There is no way out from his suffering and God is not answering his prayers.
10 He is a bear lying in wait for me,
a lion in hiding;
11 he turned aside my steps and tore me to pieces;
he has made me desolate;
12 he bent his bow and set me
as a target for his arrow.
He is like a person mauled and torn apart by a wild animal, like the target for an archer.
13 He drove into my kidneys
the arrows of his quiver;
14 I have become the laughingstock of all peoples,
the object of their taunts all day long.
15 He has filled me with bitterness;
he has sated me with wormwood.
He is full of arrows, he is shamed and full of bitterness. Wormwood is a plant with a bitter taste.
16 He has made my teeth grind on gravel,
and made me cower in ashes;
17 my soul is bereft of peace;
I have forgotten what happiness is;
18 so I say, “My endurance has perished;
so has my hope from the Lord.”
He has no peace, he can’t remember what happiness is, and his endurance is gone. This is a person who knows what hopelessness feels like, as he says in v. 18, my hope has perished. Then the poem goes on to talk about –
Finding hope again
19 Remember my affliction and my wanderings,
the wormwood and the gall!
20 My soul continually remembers it
and is bowed down within me.21 But this I call to mind,
and therefore I have hope:
He gives a brief prayer for God to remember his suffering, because he can only remember it and be overwhelmed by it. But v. 21 begins in a different direction. This is where he remembers who God is, and this gives him hope.
22 The steadfast love of the Lord never ceases;
his mercies never come to an end;
23 they are new every morning;
great is your faithfulness.
24 “The Lord is my portion,” says my soul,
“therefore I will hope in him.”
Remembering who God is, gives him hope. Specifically two qualities are mentioned:
- “steadfast love” – which can be translated as kindness, faithful love or great love.
- “mercies” or compassion. It is the love that a parent has for a child.
And then God’s “faithfulness” in giving this steadfast love and mercy is highlighted:
- God’s steadfast love “never ceases”
- God’s mercies “never come to an end”
- “They are new every morning”
This is his portion or allotment in life. God’s ever renewed love. He has lost everything else – his city and home were destroyed and no doubt he had family who were killed. And yet this is enough. As v.24 says, “’The Lord is my portion,’ says my soul, ‘therefore I will hope in him.’”
A word of hope for us
Now I can say with great confidence that I have not suffered as much as the writer of this poem has. And I thank God for that. But precisely because he has suffered so much, he has the ability to speak to us. For if he can find hope in God in his circumstances, surely we can as well.
Whether we are being disciplined for our sins, as was the case here with Jerusalem, or God is just letting us go through hard times to train us and build our character, or we are experiencing good times God’s steadfast love and mercy and his faithfulness in giving these is what sustains us. It is the basis of our hope for the future.

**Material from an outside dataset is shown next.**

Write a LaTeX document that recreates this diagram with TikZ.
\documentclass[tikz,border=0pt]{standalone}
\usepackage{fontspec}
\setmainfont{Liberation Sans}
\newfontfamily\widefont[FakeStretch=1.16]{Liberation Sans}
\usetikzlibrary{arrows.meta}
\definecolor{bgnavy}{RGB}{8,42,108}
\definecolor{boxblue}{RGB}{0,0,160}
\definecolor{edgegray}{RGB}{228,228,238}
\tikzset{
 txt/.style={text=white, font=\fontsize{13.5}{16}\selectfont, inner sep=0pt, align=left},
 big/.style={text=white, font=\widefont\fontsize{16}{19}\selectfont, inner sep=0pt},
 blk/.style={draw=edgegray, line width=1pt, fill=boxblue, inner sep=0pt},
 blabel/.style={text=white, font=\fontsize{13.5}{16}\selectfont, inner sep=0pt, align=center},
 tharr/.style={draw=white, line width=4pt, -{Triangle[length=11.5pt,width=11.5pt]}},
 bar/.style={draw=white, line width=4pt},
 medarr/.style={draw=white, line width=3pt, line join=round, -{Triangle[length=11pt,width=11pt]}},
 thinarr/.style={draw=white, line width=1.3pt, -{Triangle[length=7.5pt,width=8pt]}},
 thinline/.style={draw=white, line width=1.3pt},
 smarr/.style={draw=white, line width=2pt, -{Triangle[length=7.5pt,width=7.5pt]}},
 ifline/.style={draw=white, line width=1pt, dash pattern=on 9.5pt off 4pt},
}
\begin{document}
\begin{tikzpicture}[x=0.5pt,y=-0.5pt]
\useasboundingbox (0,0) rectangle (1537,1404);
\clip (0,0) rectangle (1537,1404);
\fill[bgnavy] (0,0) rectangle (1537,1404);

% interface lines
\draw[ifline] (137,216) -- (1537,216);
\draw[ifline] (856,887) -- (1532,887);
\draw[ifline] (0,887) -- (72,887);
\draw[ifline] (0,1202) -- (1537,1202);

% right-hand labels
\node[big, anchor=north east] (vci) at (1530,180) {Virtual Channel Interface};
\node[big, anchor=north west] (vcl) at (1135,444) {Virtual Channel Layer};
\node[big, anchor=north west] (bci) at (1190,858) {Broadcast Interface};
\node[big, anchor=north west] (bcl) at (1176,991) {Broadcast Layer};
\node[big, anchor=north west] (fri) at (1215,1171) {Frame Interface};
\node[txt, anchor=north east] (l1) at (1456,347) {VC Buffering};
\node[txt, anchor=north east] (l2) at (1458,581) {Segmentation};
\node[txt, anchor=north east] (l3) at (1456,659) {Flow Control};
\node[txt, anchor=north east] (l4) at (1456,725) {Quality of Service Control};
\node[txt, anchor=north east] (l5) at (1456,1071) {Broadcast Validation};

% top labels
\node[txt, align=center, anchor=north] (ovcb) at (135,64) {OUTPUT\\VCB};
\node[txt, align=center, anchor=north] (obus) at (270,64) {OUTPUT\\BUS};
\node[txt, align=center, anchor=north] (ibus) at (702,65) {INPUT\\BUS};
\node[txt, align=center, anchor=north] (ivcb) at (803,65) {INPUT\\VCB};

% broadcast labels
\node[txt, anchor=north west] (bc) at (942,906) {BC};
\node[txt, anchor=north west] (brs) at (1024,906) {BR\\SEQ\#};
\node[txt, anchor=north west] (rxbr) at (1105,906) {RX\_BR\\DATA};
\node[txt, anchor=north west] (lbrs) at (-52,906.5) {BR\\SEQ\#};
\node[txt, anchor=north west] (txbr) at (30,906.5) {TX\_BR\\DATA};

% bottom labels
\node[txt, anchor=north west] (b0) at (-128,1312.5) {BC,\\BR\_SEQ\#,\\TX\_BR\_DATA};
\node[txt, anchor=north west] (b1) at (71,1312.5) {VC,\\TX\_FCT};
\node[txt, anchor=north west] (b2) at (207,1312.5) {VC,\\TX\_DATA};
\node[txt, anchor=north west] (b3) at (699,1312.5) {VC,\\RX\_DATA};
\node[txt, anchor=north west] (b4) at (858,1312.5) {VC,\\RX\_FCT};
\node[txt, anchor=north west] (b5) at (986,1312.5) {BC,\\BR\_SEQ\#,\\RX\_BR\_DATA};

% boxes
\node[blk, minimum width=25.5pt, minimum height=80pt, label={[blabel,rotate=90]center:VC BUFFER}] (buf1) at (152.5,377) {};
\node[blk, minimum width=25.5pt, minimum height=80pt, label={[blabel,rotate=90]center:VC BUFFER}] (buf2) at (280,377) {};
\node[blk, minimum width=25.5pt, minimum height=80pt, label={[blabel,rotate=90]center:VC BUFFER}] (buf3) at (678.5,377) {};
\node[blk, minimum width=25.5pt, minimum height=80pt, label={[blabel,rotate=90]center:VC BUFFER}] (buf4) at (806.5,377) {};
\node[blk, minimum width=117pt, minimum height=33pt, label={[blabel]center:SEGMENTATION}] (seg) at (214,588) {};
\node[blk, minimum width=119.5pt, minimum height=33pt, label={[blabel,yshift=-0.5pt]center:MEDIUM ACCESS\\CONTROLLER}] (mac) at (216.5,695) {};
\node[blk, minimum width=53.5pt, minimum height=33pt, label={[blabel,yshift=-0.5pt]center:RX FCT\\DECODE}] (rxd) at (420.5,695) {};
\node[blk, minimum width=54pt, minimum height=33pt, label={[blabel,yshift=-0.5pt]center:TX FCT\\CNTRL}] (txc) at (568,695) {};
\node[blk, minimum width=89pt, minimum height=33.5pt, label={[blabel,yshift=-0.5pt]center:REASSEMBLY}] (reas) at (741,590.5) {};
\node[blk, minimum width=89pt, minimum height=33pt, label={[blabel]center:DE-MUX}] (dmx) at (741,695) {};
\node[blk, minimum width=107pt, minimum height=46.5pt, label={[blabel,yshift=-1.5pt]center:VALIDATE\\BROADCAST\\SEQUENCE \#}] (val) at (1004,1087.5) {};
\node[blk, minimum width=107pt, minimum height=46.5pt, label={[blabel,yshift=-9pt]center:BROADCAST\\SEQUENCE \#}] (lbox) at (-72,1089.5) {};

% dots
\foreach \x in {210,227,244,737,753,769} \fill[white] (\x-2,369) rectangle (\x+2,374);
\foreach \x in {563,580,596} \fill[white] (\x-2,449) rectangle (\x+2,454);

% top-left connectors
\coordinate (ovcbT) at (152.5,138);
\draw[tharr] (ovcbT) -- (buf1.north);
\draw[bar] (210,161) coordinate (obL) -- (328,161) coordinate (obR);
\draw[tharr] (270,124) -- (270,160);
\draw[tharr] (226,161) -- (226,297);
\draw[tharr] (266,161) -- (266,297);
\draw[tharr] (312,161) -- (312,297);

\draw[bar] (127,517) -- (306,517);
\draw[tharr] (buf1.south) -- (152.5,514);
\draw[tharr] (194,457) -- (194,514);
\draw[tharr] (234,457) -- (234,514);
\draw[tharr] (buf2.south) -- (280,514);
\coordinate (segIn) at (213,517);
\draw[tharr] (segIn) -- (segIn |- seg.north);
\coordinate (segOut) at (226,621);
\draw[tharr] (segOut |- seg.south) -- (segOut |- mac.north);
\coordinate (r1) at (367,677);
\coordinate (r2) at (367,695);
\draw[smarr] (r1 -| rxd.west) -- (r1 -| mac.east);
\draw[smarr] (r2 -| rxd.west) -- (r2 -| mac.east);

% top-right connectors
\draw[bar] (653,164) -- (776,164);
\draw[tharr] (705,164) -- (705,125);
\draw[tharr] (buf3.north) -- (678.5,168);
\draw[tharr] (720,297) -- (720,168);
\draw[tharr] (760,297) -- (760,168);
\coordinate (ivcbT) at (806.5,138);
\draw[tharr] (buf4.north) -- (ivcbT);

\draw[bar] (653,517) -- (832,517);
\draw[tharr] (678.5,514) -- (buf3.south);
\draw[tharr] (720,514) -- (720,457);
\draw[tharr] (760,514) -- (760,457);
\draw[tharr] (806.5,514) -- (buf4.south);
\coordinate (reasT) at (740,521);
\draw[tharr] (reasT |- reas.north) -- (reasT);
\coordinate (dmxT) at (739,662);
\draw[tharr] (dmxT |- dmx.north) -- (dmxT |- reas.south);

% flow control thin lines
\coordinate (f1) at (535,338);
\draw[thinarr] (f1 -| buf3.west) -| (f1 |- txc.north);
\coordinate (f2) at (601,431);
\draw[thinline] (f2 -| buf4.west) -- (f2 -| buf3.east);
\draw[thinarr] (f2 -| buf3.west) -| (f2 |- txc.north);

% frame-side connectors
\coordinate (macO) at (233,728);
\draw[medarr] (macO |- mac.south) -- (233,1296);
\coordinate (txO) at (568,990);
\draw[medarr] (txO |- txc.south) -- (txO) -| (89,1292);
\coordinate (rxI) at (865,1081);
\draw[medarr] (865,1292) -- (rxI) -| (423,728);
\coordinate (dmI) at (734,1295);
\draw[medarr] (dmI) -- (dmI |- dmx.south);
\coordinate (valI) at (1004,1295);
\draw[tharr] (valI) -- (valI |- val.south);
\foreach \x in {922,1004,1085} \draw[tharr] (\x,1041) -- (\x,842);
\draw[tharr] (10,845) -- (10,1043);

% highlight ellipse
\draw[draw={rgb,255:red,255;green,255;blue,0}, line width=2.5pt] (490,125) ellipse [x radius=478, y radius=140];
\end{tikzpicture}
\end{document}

This is the text I first shared with you when I came 9 years ago; my first sermon as your pastor. I told you that our hope in that time of transition was not in me, or in you, or in our circumstances, but only in God. And so I end by saying the same thing to you today.
As your pastor I now commend you into the hands of our God who faithfully gives you his steadfast love and mercies day by day. And I encourage you to have a strong hope for the future, because of who God is.